Arai’s work, more than any other’s, has a strong illustrative quality, thanks to the incredible density of his frames: the effects appear to be spread across different layers, the shading is always very stark… In this particular sequence, you can add the split-screen and ornate impact frames which add yet more information. Even though the Obari punch in this sequence is rather long, with a lot of anticipation, it doesn’t feel slow thanks to all of these elements.

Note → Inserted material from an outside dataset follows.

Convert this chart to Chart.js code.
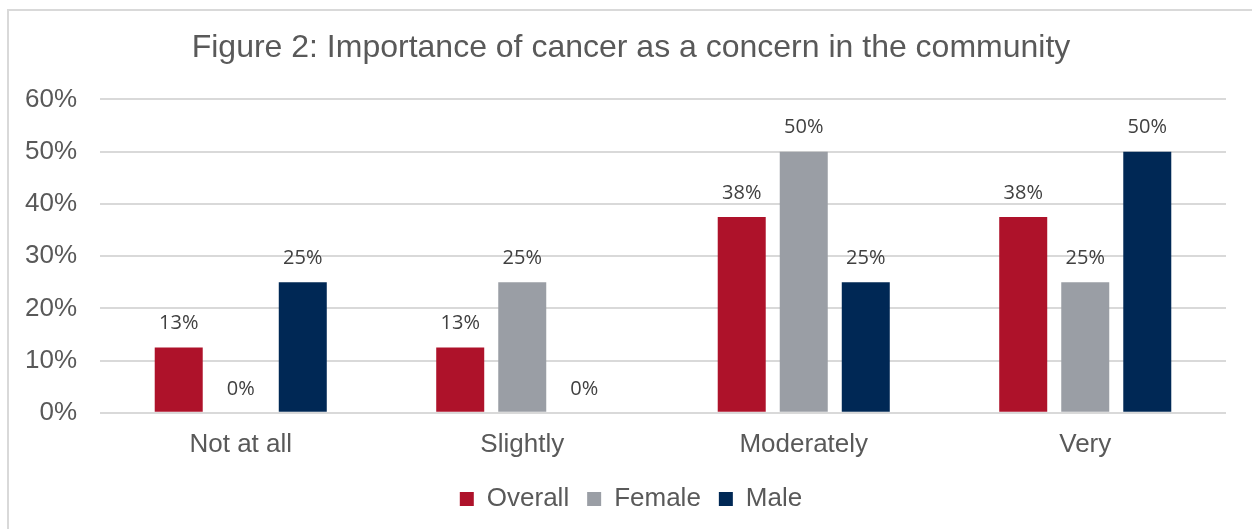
<!DOCTYPE html>
<html>
<head>
<meta charset="utf-8">
<script src="https://cdn.jsdelivr.net/npm/chart.js@4.4.1/dist/chart.umd.min.js"></script>
<style>
    html, body { margin: 0; padding: 0; background: #fff; overflow: hidden; }
    #frame { position: absolute; left: 7px; top: 9px; width: 1300px; height: 600px; border: 2px solid #d9d9d9; }
    #chart { position: absolute; left: 0; top: 0; }
</style>
</head>
<body>
<div id="frame"></div>
<canvas id="chart" width="1252" height="529"></canvas>
<script>
const categories = ['Not at all', 'Slightly', 'Moderately', 'Very'];
const overallValues = [12.5, 12.5, 37.5, 37.5];
const femaleValues = [0, 25, 50, 25];
const maleValues = [25, 0, 25, 50];
const yTicks = [0, 10, 20, 30, 40, 50, 60];

const textColor = '#595959';

// draws the percentage above each bar
const barLabels = {
    id: 'barLabels',
    afterDatasetsDraw(chart) {
        const ctx = chart.ctx;
        ctx.save();
        ctx.font = '20px "Open Sans"';
        ctx.fillStyle = '#404040';
        ctx.textAlign = 'center';
        ctx.textBaseline = 'middle';
        chart.data.datasets.forEach((ds, i) => {
            chart.getDatasetMeta(i).data.forEach((bar, j) => {
                ctx.fillText(Math.round(ds.data[j]) + '%', bar.x, bar.y - 24);
            });
        });
        ctx.restore();
    }
};

const config = {
    type: 'bar',
    data: {
        labels: categories,
        datasets: [
            { label: 'Overall', data: overallValues, backgroundColor: '#ae122a' },
            { label: 'Female', data: femaleValues, backgroundColor: '#9a9ea5' },
            { label: 'Male', data: maleValues, backgroundColor: '#002855' }
        ]
    },
    options: {
        responsive: false,
        animation: false,
        categoryPercentage: 0.661,
        barPercentage: 0.774,
        layout: { padding: { left: 10, right: 0, top: 0, bottom: 7 } },
        plugins: {
            title: {
                display: true,
                text: 'Figure 2: Importance of cancer as a concern in the community',
                color: textColor,
                font: { family: 'Arial', size: 32, weight: 'normal' },
                padding: { top: 29, bottom: 32 }
            },
            legend: {
                position: 'bottom',
                labels: {
                    color: textColor,
                    font: { family: 'Arial', size: 26 },
                    boxWidth: 14,
                    boxHeight: 14,
                    padding: 18
                }
            },
            tooltip: { enabled: false }
        },
        scales: {
            x: {
                grid: { display: false },
                border: { display: false },
                ticks: {
                    color: textColor,
                    font: { family: 'Arial', size: 26 },
                    padding: 8
                }
            },
            y: {
                min: 0,
                max: 60,
                afterBuildTicks: axis => { axis.ticks = yTicks.map(v => ({ value: v })); },
                afterFit: axis => { axis.width = 90; },
                grid: { color: '#d9d9d9', lineWidth: 2, drawTicks: false },
                border: { display: false },
                ticks: {
                    color: textColor,
                    font: { family: 'Arial', size: 26 },
                    padding: 23,
                    callback: v => v + '%'
                }
            },
            // empty right-hand strip so the title centres like the original
            yRight: {
                type: 'linear',
                position: 'right',
                grid: { display: false },
                border: { display: false },
                ticks: { display: false },
                afterFit: axis => { axis.width = 26; }
            }
        }
    },
    plugins: [barLabels]
};

new Chart(document.getElementById('chart').getContext('2d'), config);
</script>
</body>
</html>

Gurren Lagann was the first major work and success of the Neo-Kanada animators as a distinct group with its own aesthetic. Each one of its animators had their own sensibilities, and they would pursue them on their own: Arai would triumph in mecha animation in Star Driver (before, regrettably, he more-or-less left the industry), Numata showed his talent for character acting in Toradora, Yoshinari would keep pursuing excellence in effects animation everywhere he worked… While they were in no way dominant in the 2010’s, the Neo-Kanada animators have been a noticeable presence in the last twenty years, and the school has given birth to some of the most talented names of the last decades. Although he was not the only one responsible, the central role of Hiroyuki Imaishi must once again be highlighted. With Gainax, and then Trigger, he has probably succeeded at something Kanada himself never really achieved: creating a unique place where the distinct Kanada philosophy of animation could thrive, a place that would keep attracting and forming new talent.